REQUIREMENT: Only the number is wanted: how many lines of the data contain "this"?

TASK DATA:
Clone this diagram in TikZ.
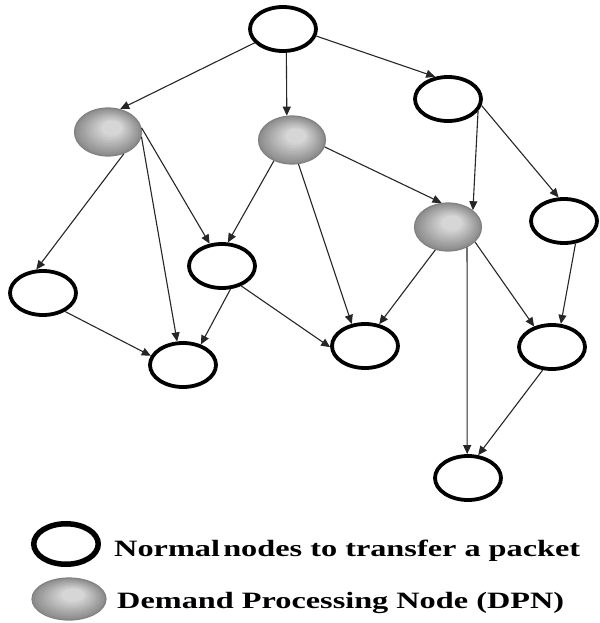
\documentclass[tikz,border=0pt]{standalone}
\usepackage{graphicx}
\usepackage{fontspec}
\setmainfont{Liberation Serif}
\usetikzlibrary{arrows.meta,shapes.geometric}
\definecolor{gdark}{RGB}{140,140,140}
\definecolor{glight}{RGB}{214,214,214}
\definecolor{gborder}{RGB}{130,130,130}
\newcommand{\grayfill}[4]{%
  \foreach \k in {0,...,11}{%
    \pgfmathsetmacro{\gf}{1-\k/16}%
    \pgfmathsetmacro{\gm}{\k*100/11}%
    \fill[glight!\gm!gdark] ({#1+\k*0.35},{#2-\k*0.35}) ellipse [x radius={(#3*\gf)*1pt}, y radius={(#4*\gf)*1pt}];
  }}
\begin{document}
\begin{tikzpicture}[x=1pt,y=-1pt,
  wnode/.style={ellipse,draw=black,line width=3.8pt,fill=white,minimum width=66pt,minimum height=44pt,inner sep=0pt},
  gnode/.style={ellipse,draw=gborder,line width=1.2pt,minimum width=67pt,minimum height=48pt,inner sep=0pt},
  conn/.style={-{Triangle[length=9pt,width=8pt]},line width=1.1pt,draw=black!85},
  legtext/.style={anchor=base west,inner sep=0pt,font=\fontsize{23.4}{28}\selectfont\bfseries}]
\useasboundingbox (0,0) rectangle (599,623);
\node[wnode] (A) at (283,29) {};
\node[wnode] (B) at (448,99) {};
\grayfill{108}{132}{33.5}{24}
\node[gnode] (C) at (108,132) {};
\grayfill{292}{140}{33.5}{24}
\node[gnode] (D) at (292,140) {};
\grayfill{448}{227}{33.5}{24}
\node[gnode] (E) at (448,227) {};
\node[wnode] (F) at (564,221) {};
\node[wnode] (G) at (222,266) {};
\node[wnode] (H) at (43,293) {};
\node[wnode] (I) at (183,365) {};
\node[wnode] (J) at (365,346) {};
\node[wnode] (K) at (552,347) {};
\node[wnode] (L) at (468,478) {};
\draw[conn] (A.206) -- (C.62);
\draw[conn] (A.278) -- (D.102);
\draw[conn] (A.348) -- (B.120);
\draw[conn] (B.338) -- (E.34);
\draw[conn] (B.349) -- (F.103);
\draw[conn] (C.306) -- (H.106);
\draw[conn] (C.352) -- (I.104);
\draw[conn] (C.7) -- (G.119);
\draw[conn] (D.229) -- (G.76);
\draw[conn] (D.285) -- (J.121);
\draw[conn] (D.348) -- (E.105);
\draw[conn] (E.241) -- (J.57);
\draw[conn] (E.313) -- (L.92);
\draw[conn] (E.331) -- (K.131);
\draw[conn] (F.297) -- (K.69);
\draw[conn] (G.290) -- (I.49);
\draw[conn] (G.314) -- (J.182);
\draw[conn] (H.320) -- (I.164);
\draw[conn] (K.248) -- (L.66);
\node[wnode,line width=5.5pt,minimum width=64.5pt,minimum height=40.5pt] (LW) at (66,544) {};
\grayfill{69}{599}{37}{21}
\node[gnode,minimum width=74pt,minimum height=42pt] (LG) at (69,599) {};
\node[legtext] (T1) at (114,556.7) {\scalebox{1.38}[1]{Normal\hspace{0.1em}nodes to transfer a packet}};
\node[legtext] (T2) at (117,608) {\scalebox{1.38}[1]{Demand Processing Node (DPN)}};
\end{tikzpicture}
\end{document}
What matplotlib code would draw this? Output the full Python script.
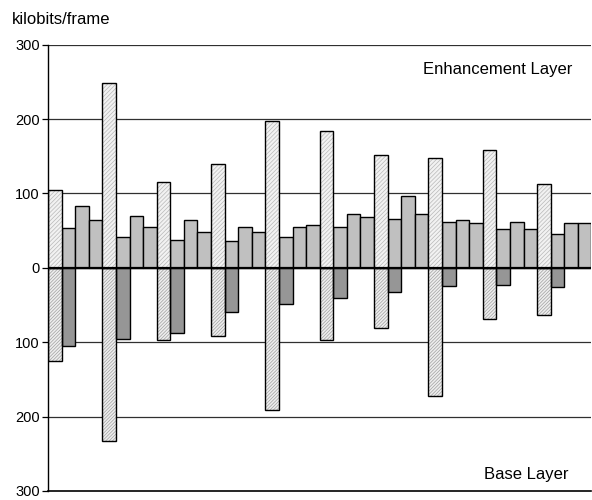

PROBLEM SOLUTION: 2